Effects of magnetic field and transverse anisotropy on full counting statistics in single-molecule magnet

TL;DR

This paper theoretically investigates how magnetic field orientation and transverse anisotropy influence electron transport statistics in single-molecule magnets, revealing complex behaviors in shot noise and skewness that depend on coupling asymmetry and anisotropy.

Contribution

It provides a detailed theoretical analysis of full counting statistics in SMMs considering arbitrary magnetic field angles and transverse anisotropy, which has not been extensively studied before.

Findings

Shot noise peaks vary with angle and coupling asymmetry.

Small transverse anisotropy can induce super-Poissonian shot noise.

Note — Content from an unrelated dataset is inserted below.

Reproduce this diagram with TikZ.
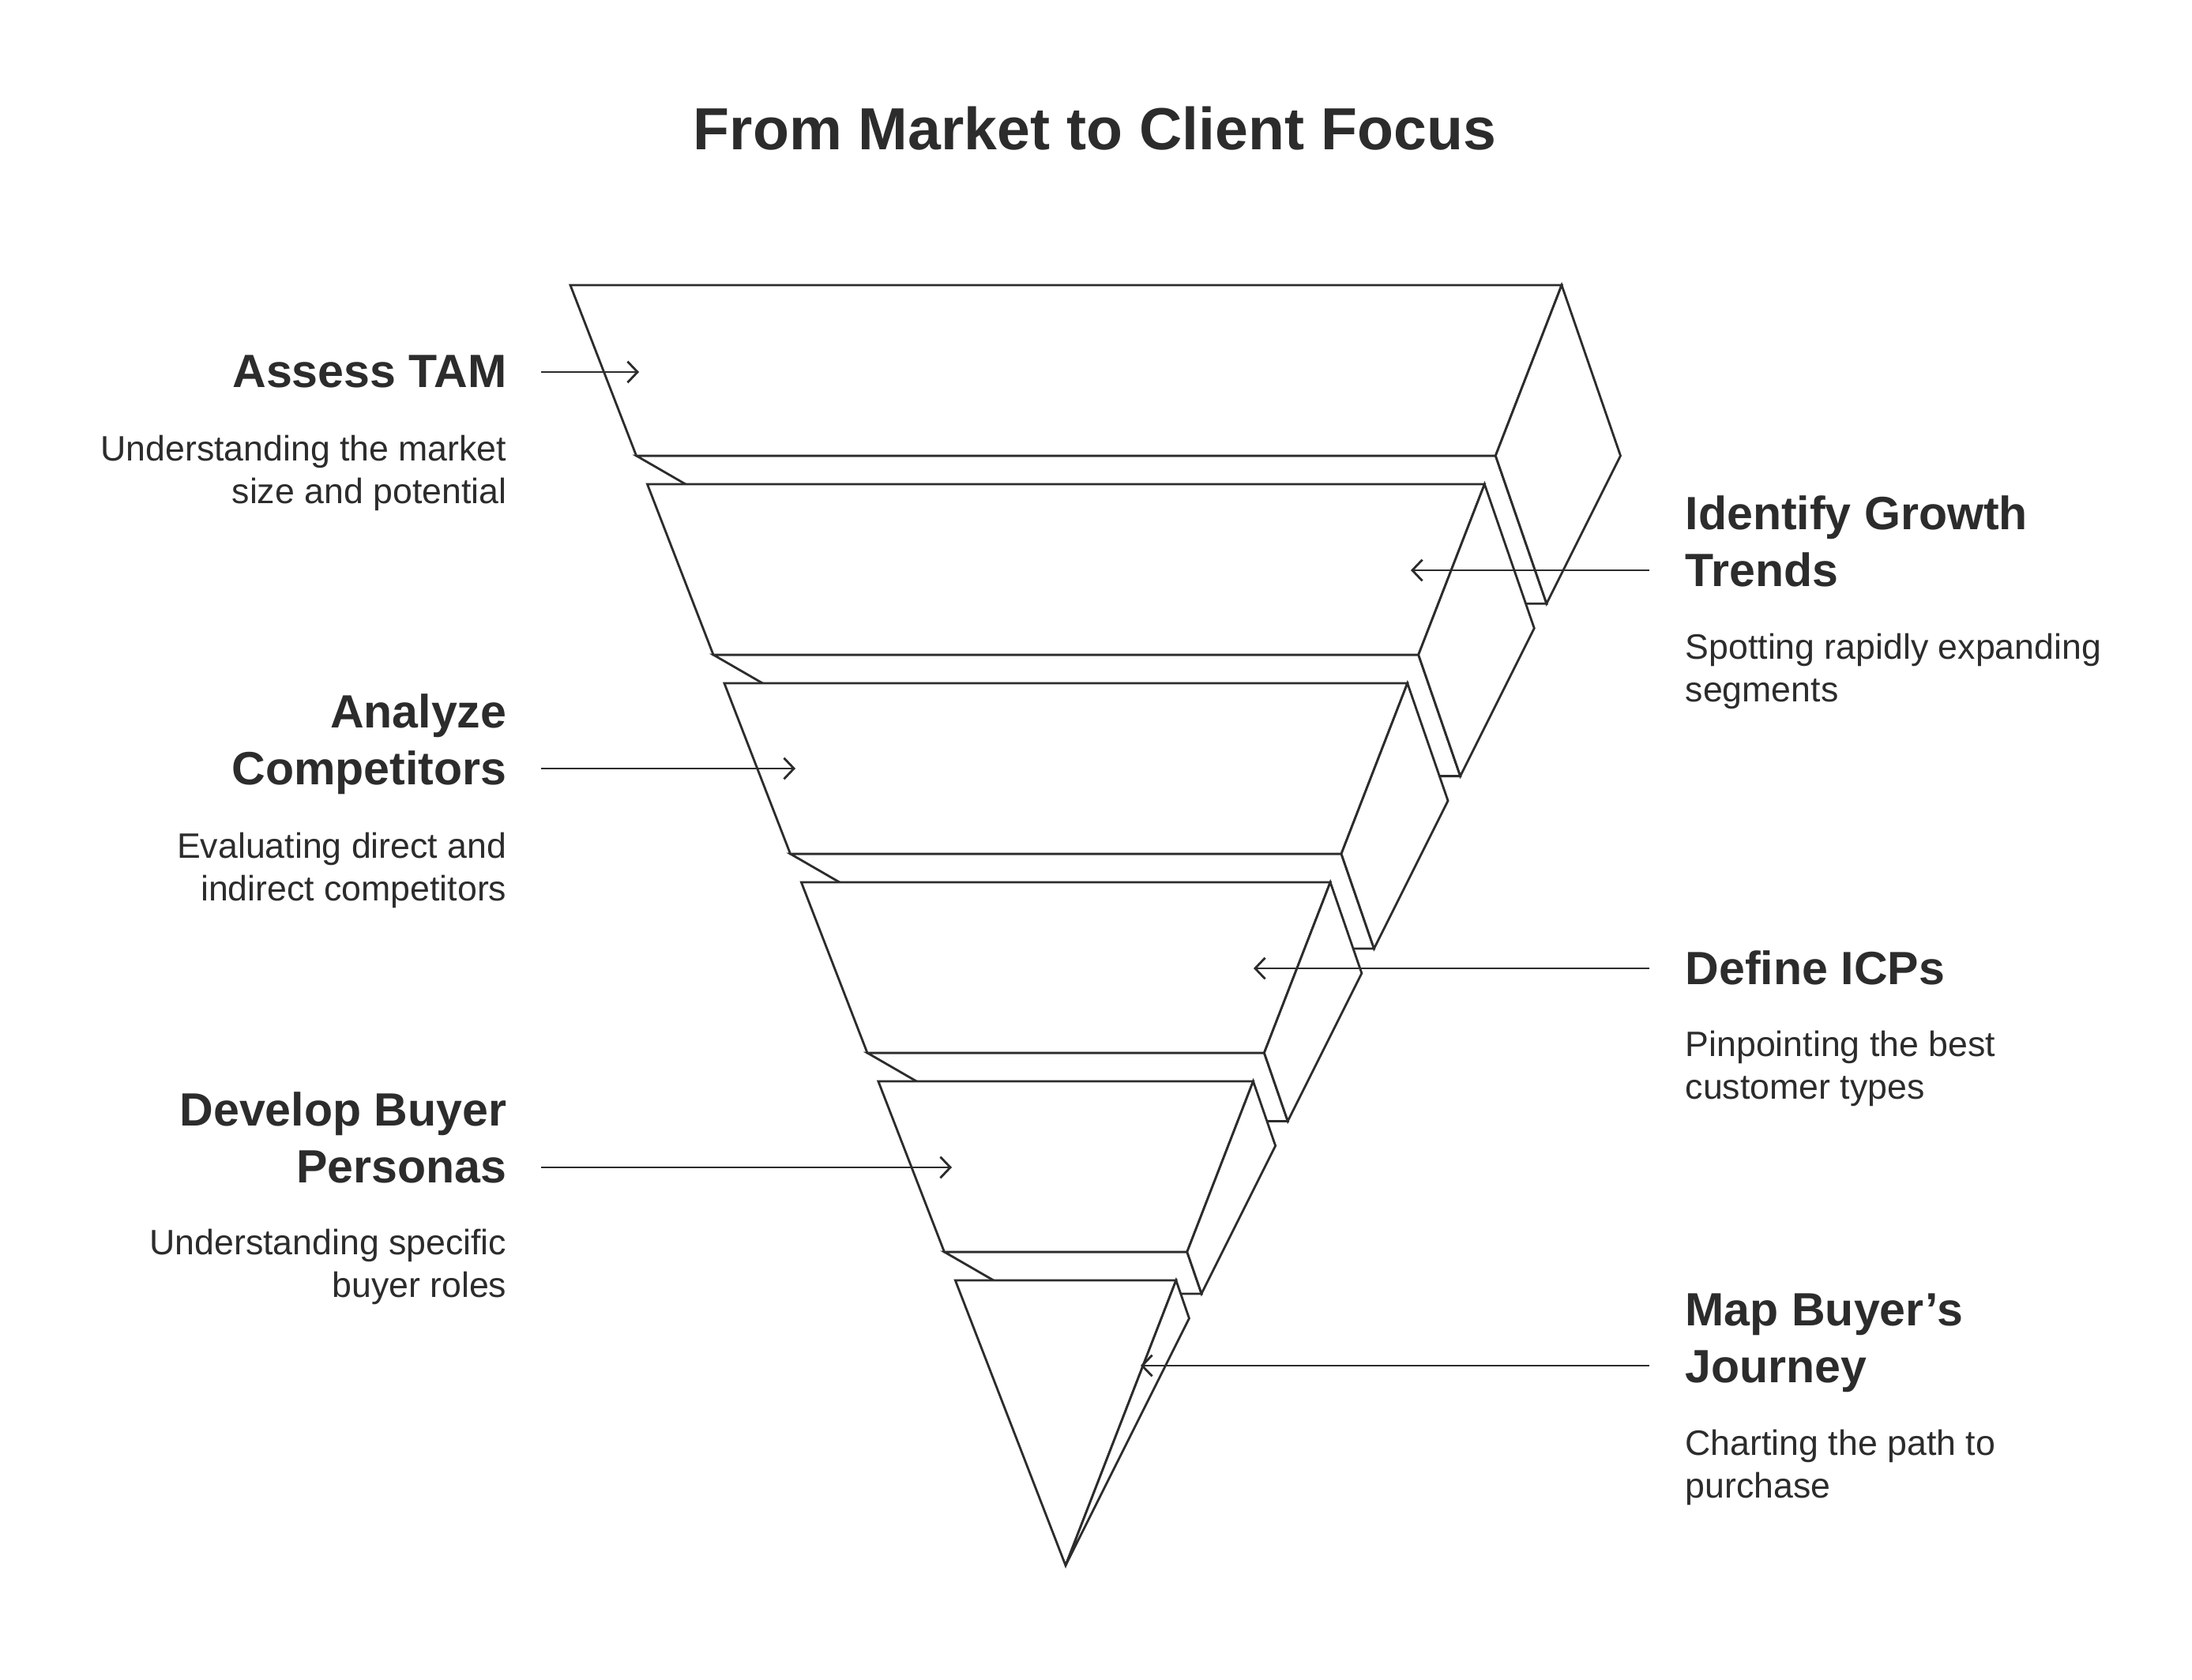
\documentclass[tikz,border=0pt]{standalone}
\usepackage{fontspec}
\setmainfont{Liberation Sans}
\usepackage{tikz}
\usetikzlibrary{arrows.meta,calc}
\definecolor{inkdark}{RGB}{44,44,44}
\tikzset{
  flow/.style={-{Straight Barb[length=3.6pt,width=7.6pt]}, line width=0.8pt, draw=inkdark},
  slab/.style={draw=inkdark, fill=white, line width=0.8pt},
  steptitle/.style={font=\fontsize{16.8}{20.2}\selectfont\bfseries, text=inkdark, inner sep=0pt},
  stepnote/.style={font=\fontsize{12.7}{15.1}\selectfont, text=inkdark, inner sep=0pt}
}
\begin{document}
\begin{tikzpicture}[x=0.01cm,y=-0.01cm]
  \path[fill=white,use as bounding box] (0,0) rectangle (2775,2127);
  \node[font=\fontsize{21.4}{25}\selectfont\bfseries,text=inkdark,anchor=base,inner sep=0pt] (title) at (1386,189) {From Market to Client Focus};
  \coordinate (ftl) at (722,361);
  \coordinate (ftr) at (1977,361);
  \coordinate (bkr) at (2051.5,577);
  \coordinate (bkl) at (1096,577);
  \coordinate (apex) at (1349,1982);
  \foreach \k in {0,...,4}{
    \pgfmathsetmacro\ta{252*\k/1621}
    \pgfmathsetmacro\tb{(252*\k+216)/1621}
    \path ($(ftl)!\ta!(apex)$) coordinate (tl) ($(ftr)!\ta!(apex)$) coordinate (tr)
          ($(bkr)!\ta!(apex)$) coordinate (rt)
          ($(ftl)!\tb!(apex)$) coordinate (bl) ($(ftr)!\tb!(apex)$) coordinate (br)
          ($(bkr)!\tb!(apex)$) coordinate (rb) ($(bkl)!\tb!(apex)$) coordinate (lb);
    \draw[slab] (bl) -- (lb) -- (rb) -- (br) -- cycle;
    \draw[slab] (tl) -- (tr) -- (br) -- (bl) -- cycle;
    \draw[slab] (tr) -- (rt) -- (rb) -- (br) -- cycle;
  }
  \path ($(ftl)!0.7773!(apex)$) coordinate (tl) ($(ftr)!0.7773!(apex)$) coordinate (tr)
        ($(bkr)!0.7773!(apex)$) coordinate (rt);
  \draw[slab] (tl) -- (tr) -- (apex) -- cycle;
  \draw[slab] (tr) -- (rt) -- (apex) -- cycle;
  \foreach \name/\y/\xa/\xb in {tam/471/685/809, grow/722/2088/1786, comp/973/685/1007,
      icp/1226/2088/1587, pers/1478/685/1205, jour/1729/2088/1444}{
    \coordinate (\name-tail) at (\xa,\y);
    \coordinate (\name-tip) at (\xb,\y);
    \draw[flow] (\name-tail) -- (\name-tip);
  }
  \foreach \name/\yh/\yn/\head/\note in {
      tam/490/637/{Assess TAM}/{Understanding the market\\size and potential},
      comp/993/1140/{Analyze\\Competitors}/{Evaluating direct and\\indirect competitors},
      pers/1497/1642/{Develop Buyer\\Personas}/{Understanding specific\\buyer roles}}{
    \node[steptitle,anchor=base east,align=right] (\name-head) at (642,\yh) {\head};
    \node[stepnote,anchor=base east,align=right] (\name-note) at (642,\yn) {\note};
  }
  \foreach \name/\yh/\yn/\head/\note in {
      grow/742/888/{Identify Growth\\Trends}/{Spotting rapidly expanding\\segments},
      icp/1246/1391/{Define ICPs}/{Pinpointing the best\\customer types},
      jour/1750/1896/{Map Buyer’s\\Journey}/{Charting the path to\\purchase}}{
    \node[steptitle,anchor=base west,align=left] (\name-head) at (2133,\yh) {\head};
    \node[stepnote,anchor=base west,align=left] (\name-note) at (2133,\yn) {\note};
  }
\end{tikzpicture}
\end{document}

Skewness is more sensitive to angle and anisotropy effects.

Abstract

We have theoretically studied the full counting statistics of electron transport through a single-molecule magnet (SMM) with an arbitrary angle between the applied magnetic field and the SMM's easy axis above the sequential tunneling threshold, since the angle $\theta$ cannot be controlled in present-day SMM experiments. In the absence of the small transverse anisotropy, when the coupling of the SMM with the incident-electrode is stronger than that with the outgoing-electrode, i.e., $\Gamma_{L}/\Gamma_{R}\gg1$, the maximum peak of shot noise first increases and then decreases with increasing $\theta$ from 0 to $0.5\pi$. In particular, the shot noise can reach up to super-Poissonian value from sub-Poissonian value when considering the small transverse anisotropy. For $\Gamma_{L}/\Gamma_{R}\ll1$, the maximum peaks of the shot noise and skewness can be reduced from a super-Poissonian to a sub-Poissonian value with increasing $\theta$ from 0 to $0.5\pi$; the super-Poissonian behavior of the skewness is more sensitive to the small $\theta$ than shot noise, which is suppressed when taking into account the small transverse anisotropy. These characteristics of shot noise can be qualitatively attributed to the competition between the fast and slow transport channels. The predictions regarding of the $\theta$-dependence of high order current cumulants are very interesting for a better understanding electron transport through SMM, and will allow for experimental tests in the near future.